Caroline Chevé : Voilà un an, un tel débat aurait été moins évident. Une fenêtre s’est ouverte, sans doute avec la publication des indices de position sociale (IPS) comparés des établissements, et plus encore avec la nomination d’Amélie Oudéa-Castéra…
La volonté de réaffirmer la primauté de l’école publique était aussi au cœur de la grève majoritaire des enseignants, en janvier 2004. Une dynamique s’est créée, qui montre qu’on peut à nouveau s’unir autour de ce sujet, avec comme premier objectif d’exercer réellement sur le privé le contrôle que la loi permet et, ensuite, de réserver les financements publics à l’école publique, qui en a désespérément besoin.
Stéphane Bonnéry : Il y a une bataille idéologique, mais aussi une bataille économique. Depuis 2000, l’Union européenne, avec sa stratégie Europe 2000, incite à utiliser l’argent public pour développer le privé. L’argent public doit-il servir le bien commun ou rémunérer le capital, qui investit dans l’enseignement privé ?
Comment reprendre le contrôle sur cette manne publique déversée sur le privé ?
Paul Vannier : Il y a deux perspectives pour notre camp. La première : mettre à bas le modèle actuel de financement public du privé sous contrat. La deuxième, c’est renouer avec un principe qui a constitué la gauche : fonds publics à l’école publique.
Pierre ou moi-même le proposons : il faut introduire tout de suite un malus financier pour les établissements privés qui contribuent à la ségrégation sociale et scolaire, ceux qui n’accueillent pas d’élèves en situation de handicap… Notre pays constitue une exception : il est le seul à financer autant sur fonds publics les établissements privés, sans leur demander la moindre contrepartie.
Pierre Ouzoulias : Un chiffre : Stanislas est une société anonyme qui a réalisé 3 millions d’euros de bénéfices l’an passé. Pensez-vous vraiment qu’ils aient besoin d’argent public ? Non. Avec mon collègue sénateur de Paris, Ian Brossat, nous avons demandé au préfet de suspendre la convention qui unit l’État à Stanislas.
Puis, comme tu l’as dit Paul, nous devons obtenir une modulation des aides publiques en fonction de critères sociaux. Mais si on arrête les financements publics, il n’y a plus d’école privée, car elle vit à 80 % avec de l’argent public.

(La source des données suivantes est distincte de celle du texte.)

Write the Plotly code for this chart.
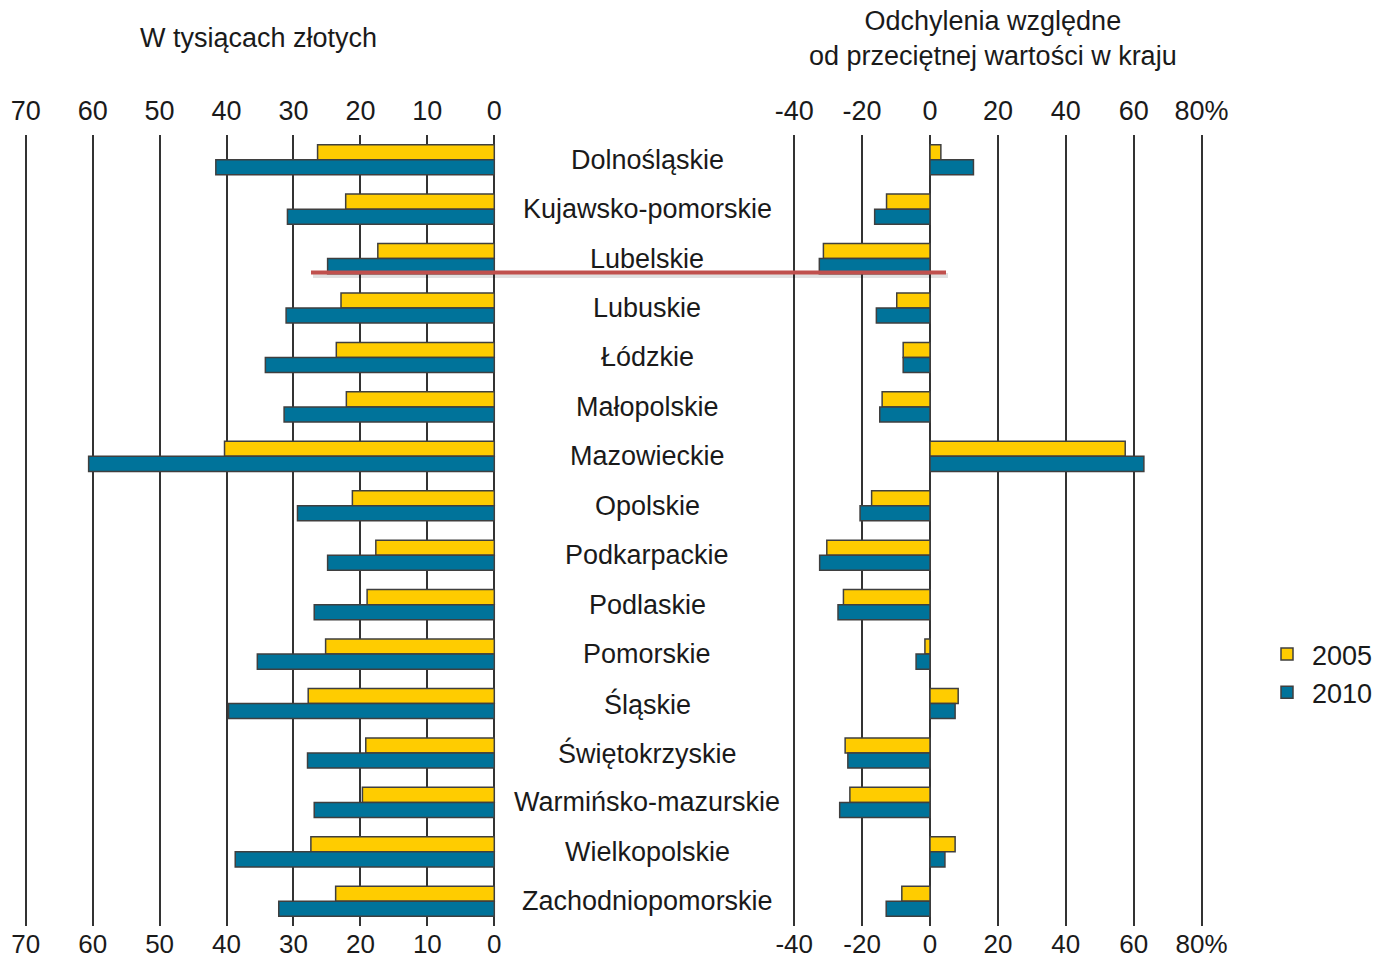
import plotly.graph_objects as go

categories = ["Dolnośląskie", "Kujawsko-pomorskie", "Lubelskie", "Lubuskie", "Łódzkie",
              "Małopolskie", "Mazowieckie", "Opolskie", "Podkarpackie", "Podlaskie",
              "Pomorskie", "Śląskie", "Świętokrzyskie", "Warmińsko-mazurskie",
              "Wielkopolskie", "Zachodniopomorskie"]

# W tysiącach złotych
value_2005 = [26.4, 22.2, 17.4, 22.9, 23.6, 22.1, 40.3, 21.2, 17.7, 19.0, 25.2, 27.8, 19.2, 19.7, 27.4, 23.7]
value_2010 = [41.6, 30.9, 24.9, 31.1, 34.2, 31.4, 60.6, 29.4, 24.9, 26.9, 35.4, 39.7, 27.9, 26.9, 38.7, 32.2]

# Odchylenia względne od przeciętnej wartości w kraju (%)
dev_2005 = [3.2, -12.8, -31.4, -9.8, -7.9, -14.1, 57.5, -17.2, -30.4, -25.5, -1.5, 8.3, -25.0, -23.6, 7.4, -8.3]
dev_2010 = [12.8, -16.3, -32.6, -15.8, -7.9, -14.8, 63.0, -20.6, -32.5, -27.1, -4.1, 7.4, -24.2, -26.6, 4.4, -12.9]

left_ticks = [0, 10, 20, 30, 40, 50, 60, 70]
left_ticktext = ["0", "10", "20", "30", "40", "50", "60", "70"]
right_ticks = [-40, -20, 0, 20, 40, 60, 80]
right_ticktext = ["-40", "-20", "0", "20", "40", "60", "80%"]

series_names = ["2005", "2010"]
YELLOW = "#FFCC00"
BLUE = "#00739A"
OUTLINE = "#3f3f3f"
GRID = "#333333"
TXT = "#1a1a1a"
FONT = "Liberation Sans, Arial, sans-serif"
FS = 27

W, H = 1378, 963

def px_x(p):
    return p / W

def px_y(p):
    return 1 - p / H

fig = go.Figure()

for name, vals, col in [(series_names[0], value_2005, YELLOW), (series_names[1], value_2010, BLUE)]:
    fig.add_trace(go.Bar(y=categories, x=vals, orientation="h", name=name,
                         marker=dict(color=col, line=dict(color=OUTLINE, width=1.5)),
                         xaxis="x", yaxis="y", legendgroup=name))
for name, vals, col in [(series_names[0], dev_2005, YELLOW), (series_names[1], dev_2010, BLUE)]:
    fig.add_trace(go.Bar(y=categories, x=vals, orientation="h", name=name,
                         marker=dict(color=col, line=dict(color=OUTLINE, width=1.5)),
                         xaxis="x2", yaxis="y2", legendgroup=name, showlegend=False))

# invisible helpers so the top tick axes are drawn
fig.add_trace(go.Scatter(x=[0], y=[categories[0]], xaxis="x3", yaxis="y", mode="markers",
                         marker=dict(opacity=0), showlegend=False, hoverinfo="skip"))
fig.add_trace(go.Scatter(x=[0], y=[categories[0]], xaxis="x4", yaxis="y2", mode="markers",
                         marker=dict(opacity=0), showlegend=False, hoverinfo="skip"))

# pixel geometry
left_px_per_unit = (494.3 - 25.7) / 70
left_range = [71, -1]
left_dom = [px_x(494.3 - 71 * left_px_per_unit), px_x(494.3 + 1 * left_px_per_unit)]
right_px_per_unit = (1201.7 - 794.3) / 120
right_range = [-42, 82]
right_dom = [px_x(930 - 42 * right_px_per_unit), px_x(930 + 82 * right_px_per_unit)]
y_dom = [px_y(926), px_y(135)]
y_range = [len(categories) - 0.5, -0.5]

tickfont = dict(family=FONT, size=FS, color=TXT)
bottom_tickfont = dict(family=FONT, size=26, color=TXT)
common_x = dict(showgrid=True, gridcolor=GRID, gridwidth=2, zeroline=True, zerolinecolor=GRID,
                zerolinewidth=2, showline=False, ticks="", tickfont=bottom_tickfont,
                fixedrange=True, automargin=False, ticklabelstandoff=0)
top_x = dict(showgrid=False, zeroline=False, ticks="", tickfont=tickfont, fixedrange=True,
             automargin=False, ticklabelstandoff=9)
common_y = dict(domain=y_dom, range=y_range, showticklabels=False, showgrid=False,
                zeroline=False, showline=False, ticks="", fixedrange=True, automargin=False)

fig.update_layout(
    width=W, height=H,
    margin=dict(l=0, r=0, t=0, b=0),
    paper_bgcolor="white", plot_bgcolor="white",
    barmode="group", bargap=0.39, bargroupgap=0,
    font=dict(family=FONT, color=TXT),
    xaxis=dict(domain=left_dom, range=left_range, anchor="y", side="bottom",
               tickvals=left_ticks, ticktext=left_ticktext, **common_x),
    xaxis3=dict(range=left_range, overlaying="x", anchor="y", side="top",
                tickvals=left_ticks, ticktext=left_ticktext, **top_x),
    xaxis2=dict(domain=right_dom, range=right_range, anchor="y2", side="bottom",
                tickvals=right_ticks, ticktext=right_ticktext, **common_x),
    xaxis4=dict(range=right_range, overlaying="x2", anchor="y2", side="top",
                tickvals=right_ticks, ticktext=right_ticktext, **top_x),
    yaxis=dict(anchor="x", **common_y),
    yaxis2=dict(anchor="x2", **common_y),
    legend=dict(x=px_x(1262), y=px_y(630), xanchor="left", yanchor="top",
                font=dict(family=FONT, size=FS, color=TXT), bgcolor="rgba(0,0,0,0)",
                traceorder="normal", itemwidth=40, tracegroupgap=8),
)

# category labels in the middle
for c in categories:
    fig.add_annotation(x=px_x(647), xref="paper", y=c, yref="y", text=c, showarrow=False,
                       xanchor="center", yanchor="middle",
                       font=dict(family=FONT, size=FS, color=TXT))

# panel titles
fig.add_annotation(x=px_x(258), y=px_y(38), xref="paper", yref="paper", showarrow=False,
                   text="W tysiącach złotych", xanchor="center", yanchor="middle",
                   font=dict(family=FONT, size=FS, color=TXT))
fig.add_annotation(x=px_x(993), y=px_y(38), xref="paper", yref="paper", showarrow=False,
                   text="Odchylenia względne<br>od przeciętnej wartości w kraju",
                   xanchor="center", yanchor="middle",
                   font=dict(family=FONT, size=FS, color=TXT))

# red highlight line below Lubelskie
hl_cat_index = categories.index("Lubelskie")
hl_offset = 0.28
fig.add_shape(type="line", xref="paper", yref="y", x0=px_x(313), x1=px_x(948),
              y0=hl_cat_index + hl_offset + 0.06, y1=hl_cat_index + hl_offset + 0.06,
              line=dict(color="rgba(0,0,0,0.12)", width=5), layer="above")
fig.add_shape(type="line", xref="paper", yref="y", x0=px_x(311), x1=px_x(946),
              y0=hl_cat_index + hl_offset, y1=hl_cat_index + hl_offset,
              line=dict(color="#C0504D", width=4), layer="above")

fig.write_html("out.html", config={"displayModeBar": False},
               post_script="document.body.style.margin='0';document.body.style.overflow='hidden';")
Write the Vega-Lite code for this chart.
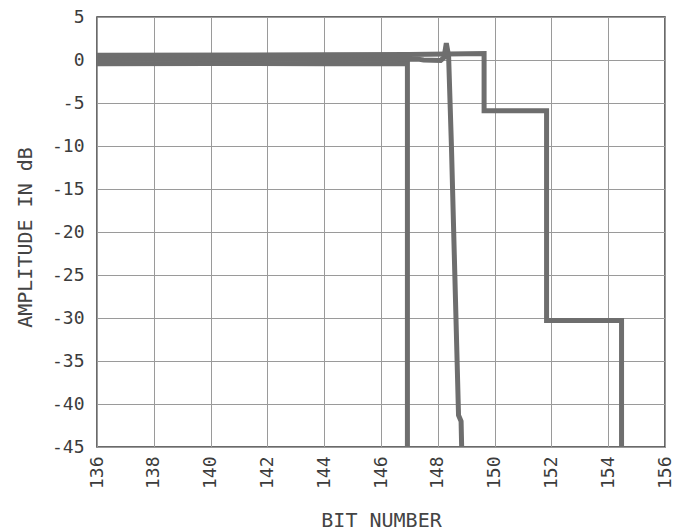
{
  "$schema": "https://vega.github.io/schema/vega-lite/v6.json",
  "autosize": {"type": "none"},
  "width": 568,
  "height": 430,
  "padding": {"left": 97, "top": 17, "right": 9, "bottom": 84},
  "background": "#ffffff",
  "config": {
    "font": "DejaVu Sans Mono",
    "view": {"stroke": "#3a3a3a", "strokeWidth": 1.5},
    "axis": {
      "gridColor": "#9a9a9a",
      "gridWidth": 1,
      "gridOpacity": 1,
      "domain": false,
      "ticks": false,
      "labelFont": "DejaVu Sans Mono",
      "labelFontSize": 18,
      "labelColor": "#3c3c3c",
      "titleFont": "DejaVu Sans Mono",
      "titleFontWeight": "normal",
      "titleColor": "#444444",
      "titleFontSize": 20
    }
  },
  "data": {
    "values": [
      {"trace": "A", "i": 0, "bit": 136, "db": -0.45},
      {"trace": "A", "i": 1, "bit": 140, "db": -0.4},
      {"trace": "A", "i": 2, "bit": 144, "db": -0.45},
      {"trace": "A", "i": 3, "bit": 146.93, "db": -0.4},
      {"trace": "A", "i": 4, "bit": 146.93, "db": -45},

      {"trace": "B", "i": 0, "bit": 136, "db": 0.05},
      {"trace": "B", "i": 1, "bit": 140, "db": 0.1},
      {"trace": "B", "i": 2, "bit": 144, "db": 0.05},
      {"trace": "B", "i": 3, "bit": 147.3, "db": 0.1},
      {"trace": "B", "i": 4, "bit": 147.5, "db": 0.0},
      {"trace": "B", "i": 5, "bit": 148.1, "db": -0.05},
      {"trace": "B", "i": 6, "bit": 148.22, "db": 0.3},
      {"trace": "B", "i": 7, "bit": 148.3, "db": 1.95},
      {"trace": "B", "i": 8, "bit": 148.38, "db": 0.5},
      {"trace": "B", "i": 9, "bit": 148.48, "db": -10},
      {"trace": "B", "i": 10, "bit": 148.73, "db": -41.3},
      {"trace": "B", "i": 11, "bit": 148.82, "db": -42},
      {"trace": "B", "i": 12, "bit": 148.84, "db": -45},

      {"trace": "C", "i": 0, "bit": 136, "db": 0.55},
      {"trace": "C", "i": 1, "bit": 144, "db": 0.6},
      {"trace": "C", "i": 2, "bit": 147, "db": 0.65},
      {"trace": "C", "i": 3, "bit": 149.63, "db": 0.75},
      {"trace": "C", "i": 4, "bit": 149.63, "db": -5.9},
      {"trace": "C", "i": 5, "bit": 151.83, "db": -5.9},
      {"trace": "C", "i": 6, "bit": 151.83, "db": -30.3},
      {"trace": "C", "i": 7, "bit": 154.47, "db": -30.3},
      {"trace": "C", "i": 8, "bit": 154.47, "db": -45}
    ]
  },
  "mark": {
    "type": "line",
    "color": "#6e6e6e",
    "strokeWidth": 5,
    "strokeJoin": "miter",
    "strokeCap": "butt",
    "clip": true
  },
  "encoding": {
    "x": {
      "field": "bit",
      "type": "quantitative",
      "scale": {"domain": [136, 156], "nice": false, "zero": false},
      "axis": {
        "title": "BIT NUMBER",
        "values": [136, 138, 140, 142, 144, 146, 148, 150, 152, 154, 156],
        "labelAngle": 270,
        "labelPadding": 9,
        "labelExpr": "'' + datum.value",
        "titleY": 79,
        "titleBaseline": "alphabetic"
      }
    },
    "y": {
      "field": "db",
      "type": "quantitative",
      "scale": {"domain": [-45, 5], "nice": false, "zero": false},
      "axis": {
        "title": "AMPLITUDE IN dB",
        "values": [-45, -40, -35, -30, -25, -20, -15, -10, -5, 0, 5],
        "labelPadding": 13,
        "labelExpr": "'' + datum.value",
        "titleX": -62,
        "titleY": 220
      }
    },
    "detail": {"field": "trace"},
    "order": {"field": "i", "type": "quantitative"}
  }
}
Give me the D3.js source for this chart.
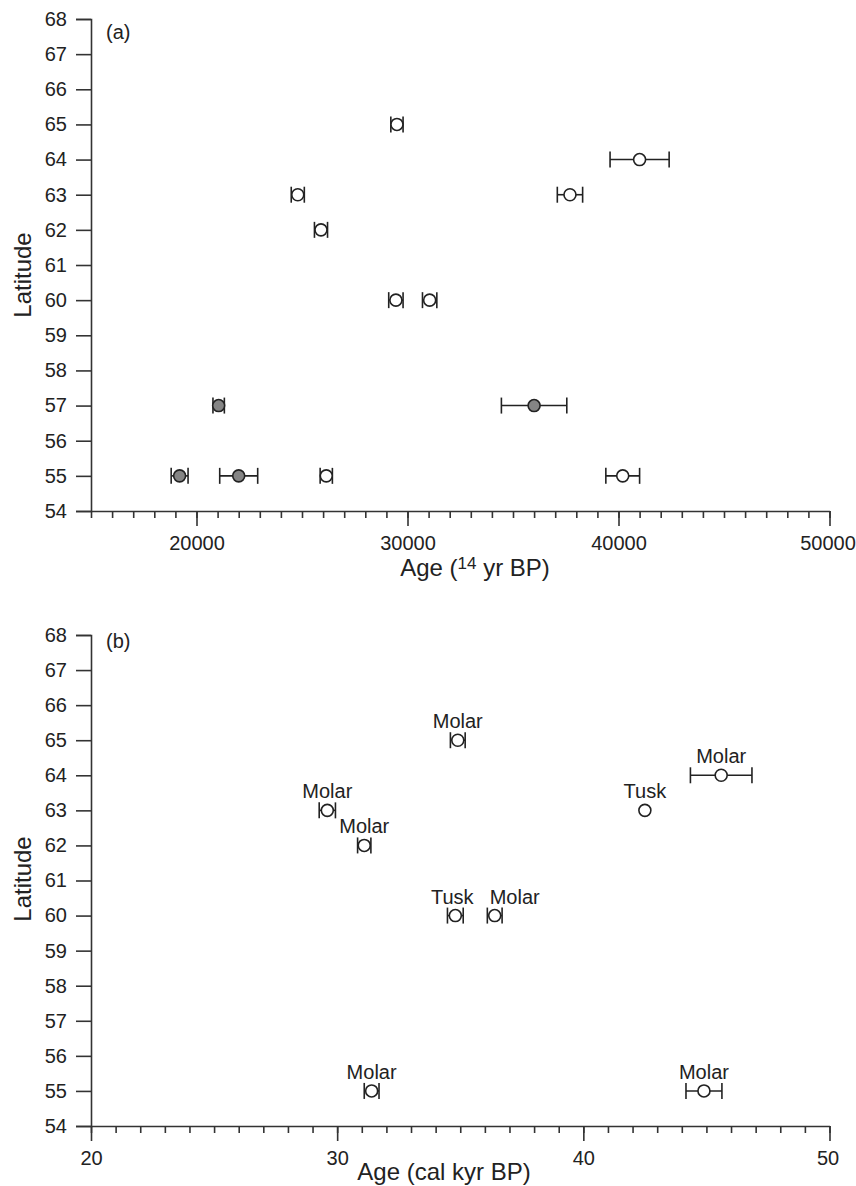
<!DOCTYPE html>
<html>
<head>
<meta charset="utf-8">
<script src="https://cdn.jsdelivr.net/npm/d3@7"></script>
<style>
  body { margin: 0; background: #fff; }
  svg { display: block; font-family: "Liberation Sans", Arial, sans-serif; }
  .axis path, .axis line { stroke: #333; stroke-width: 1.6; }
  .axis text { font-size: 20px; fill: #222; }
</style>
</head>
<body>
<svg id="chart" width="856" height="1186"></svg>
<script>
// panel (a): radiocarbon ages
const latA = [65, 64, 63, 63, 62, 60, 60, 57, 57, 55, 55, 55, 55];
const ageA = [29500, 41000, 24800, 37700, 25900, 29450, 31050, 21050, 36000, 19200, 22000, 26150, 40200];
const errA = [290, 1400, 310, 600, 310, 340, 340, 270, 1550, 400, 900, 290, 800];
const groupA = ['open', 'open', 'open', 'open', 'open', 'open', 'open', 'filled', 'filled', 'filled', 'filled', 'open', 'open'];
const xTicksA = [20000, 30000, 40000, 50000];

// panel (b): calibrated ages
const latB = [65, 64, 63, 63, 62, 60, 60, 55, 55];
const ageB = [34.9, 45.6, 29.6, 42.5, 31.1, 34.8, 36.4, 31.4, 44.9];
const errB = [0.3, 1.25, 0.33, 0, 0.27, 0.32, 0.3, 0.3, 0.73];
const labelB = ['Molar', 'Molar', 'Molar', 'Tusk', 'Molar', 'Tusk', 'Molar', 'Molar', 'Molar'];
const xTicksB = [20, 30, 40, 50];

const yTicks = d3.range(54, 69);
const fills = { open: '#fff', filled: '#858585' };

const svg = d3.select('#chart');

function drawPanel(opt) {
  const x = d3.scaleLinear().domain(opt.xDomain).range([91, 829.5]);
  const y = d3.scaleLinear().domain([54, 68]).range([opt.bottom, opt.top]);
  const g = svg.append('g');

  // minor x ticks
  g.append('g')
    .attr('class', 'axis')
    .attr('transform', `translate(0,${opt.bottom})`)
    .call(d3.axisBottom(x).tickValues(opt.minor).tickSize(7).tickSizeOuter(0).tickFormat(''))
    .call(a => a.select('.domain').remove());

  g.append('g')
    .attr('class', 'axis')
    .attr('transform', `translate(0,${opt.bottom})`)
    .call(d3.axisBottom(x).tickValues(opt.major).tickSize(15).tickSizeOuter(0).tickPadding(10).tickFormat(d3.format('d')))
    .call(a => a.selectAll('.tick:last-of-type text').attr('dx', -2));

  g.append('g')
    .attr('class', 'axis')
    .attr('transform', 'translate(91,0)')
    .call(d3.axisLeft(y).tickValues(yTicks).tickSize(15).tickPadding(9).tickFormat(d3.format('d')));

  g.append('text')
    .attr('transform', `translate(31,${opt.latCenter}) rotate(-90)`)
    .attr('text-anchor', 'middle')
    .style('font-size', '24px')
    .attr('fill', '#222')
    .text('Latitude');

  const title = g.append('text')
    .attr('x', opt.titleX)
    .attr('y', opt.titleY)
    .attr('text-anchor', 'middle')
    .style('font-size', '24px')
    .attr('fill', '#222');
  opt.title.forEach(part => {
    const t = title.append('tspan').text(part.text);
    if (part.sup) t.style('font-size', '17px').attr('baseline-shift', '40%');
  });

  g.append('text')
    .attr('x', 106)
    .attr('y', opt.tagY)
    .style('font-size', '20px')
    .attr('fill', '#222')
    .text(opt.tag);

  const pts = opt.lat.map((lat, i) => ({
    lat, age: opt.age[i], err: opt.err[i], group: opt.group ? opt.group[i] : 'open', label: opt.labels ? opt.labels[i] : null, i
  }));

  const bars = g.append('g')
    .attr('stroke', '#222')
    .attr('stroke-width', 1.6)
    .selectAll('g')
    .data(pts.filter(d => d.err > 0))
    .join('g');

  bars.append('line')
    .attr('x1', d => x(d.age - d.err)).attr('x2', d => x(d.age + d.err))
    .attr('y1', d => y(d.lat)).attr('y2', d => y(d.lat));
  bars.append('line')
    .attr('x1', d => x(d.age - d.err)).attr('x2', d => x(d.age - d.err))
    .attr('y1', d => y(d.lat) - 8).attr('y2', d => y(d.lat) + 8);
  bars.append('line')
    .attr('x1', d => x(d.age + d.err)).attr('x2', d => x(d.age + d.err))
    .attr('y1', d => y(d.lat) - 8).attr('y2', d => y(d.lat) + 8);

  g.append('g')
    .selectAll('circle')
    .data(pts)
    .join('circle')
    .attr('cx', d => x(d.age))
    .attr('cy', d => y(d.lat))
    .attr('r', 6)
    .attr('fill', d => fills[d.group])
    .attr('stroke', '#222')
    .attr('stroke-width', 1.6);

  if (opt.labels) {
    // the molar at 60 deg sits right of its point to clear the tusk label
    const shift = { 5: -3, 6: 20 };
    g.append('g')
      .selectAll('text')
      .data(pts)
      .join('text')
      .attr('x', d => x(d.age) + (shift[d.i] || 0))
      .attr('y', d => y(d.lat) - 12)
      .attr('text-anchor', 'middle')
      .style('font-size', '20px')
      .attr('fill', '#222')
      .text(d => d.label);
  }
}

drawPanel({
  xDomain: [15000, 50000], top: 19, bottom: 511,
  major: xTicksA, minor: d3.range(15000, 50001, 1000),
  lat: latA, age: ageA, err: errA, group: groupA,
  tag: '(a)', tagY: 39, latCenter: 275,
  title: [{ text: 'Age (' }, { text: '14', sup: true }, { text: ' yr BP)' }],
  titleX: 475, titleY: 576
});

drawPanel({
  xDomain: [20, 50], top: 635, bottom: 1126,
  major: xTicksB, minor: d3.range(20, 51, 1),
  lat: latB, age: ageB, err: errB, labels: labelB,
  tag: '(b)', tagY: 648, latCenter: 879,
  title: [{ text: 'Age (cal kyr BP)' }],
  titleX: 444, titleY: 1180
});
</script>
</body>
</html>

Que fait-on alors de ses deux millions d’élèves ? Il nous faut engager une tactique de long terme pour revenir, progressivement, sur les avantages accordés au privé.
L’État n’aurait pas les moyens de scolariser les élèves qui sont aujourd’hui dans le privé ?
Stéphane Bonnéry : Peut-on le faire économiquement, si on utilise l’argent public pour l’école publique ? À terme oui, très vite. Mais il ne suffira pas de couper le tuyau côté privé pour que les gens soient ravis de revenir côté public. Le lycée à côté de chez moi n’a pas de professeur de français en 1re : on ne peut pas contourner ces problèmes, il faut être capable d’accueillir tous les élèves dans les meilleures conditions.
Cela nous oblige à ne pas seulement être contre le privé, mais, avant tout, à mettre au travail toutes les propositions que les chercheurs, les syndicats, les partis, les associations, les parents d’élèves ont développées depuis des années.
Paul Vannier : La première bataille, c’est de maintenir la fenêtre de débat qui s’est ouverte sur ce sujet. J’ai vu avec la mission comment, dans le camp Macron, la ligne de fracture a bougé : nous sommes en train de reprendre du terrain, il faut chercher des victoires, dessiner des perspectives de progrès.
Annabelle Allouch : Tout reste à faire en termes de régulation de l’enseignement supérieur privé, on voit des formations qui ouvrent puis ferment en cours d’année… Pour Parcoursup, le programme du NFP propose sa suppression. Mais après ?
Une solution a déjà été mise en œuvre, à l’époque de la massification universitaire des années 1980 : construire des universités ! Le plan « Université 2000 », c’était 8 nouvelles universités, 94 IUT. C’était possible voilà trente ou quarante ans, pourquoi pas maintenant ? L’argent distribué au privé pourrait servir à cela.
Caroline Chevé : Si on veut s’attaquer à ce sujet, il faut s’y attaquer pour tous les élèves. Dans l’enseignement agricole, seulement 30 % des élèves sont dans des lycées publics, le reste dans le privé, avec une forte influence de la FNSEA sur la formation des agriculteurs de demain.
Et on ne doit pas oublier la voie professionnelle : depuis 2018, on a eu à la fois une réforme du lycée professionnel qui est une véritable trahison de la jeunesse des milieux populaires, et une prise en charge par le patronat, via l’apprentissage et la libéralisation de l’ouverture des formations privées, de la formation de cette jeunesse. Cela fait partie intégrante de la question de l’enseignement privé, si on veut s’y attaquer.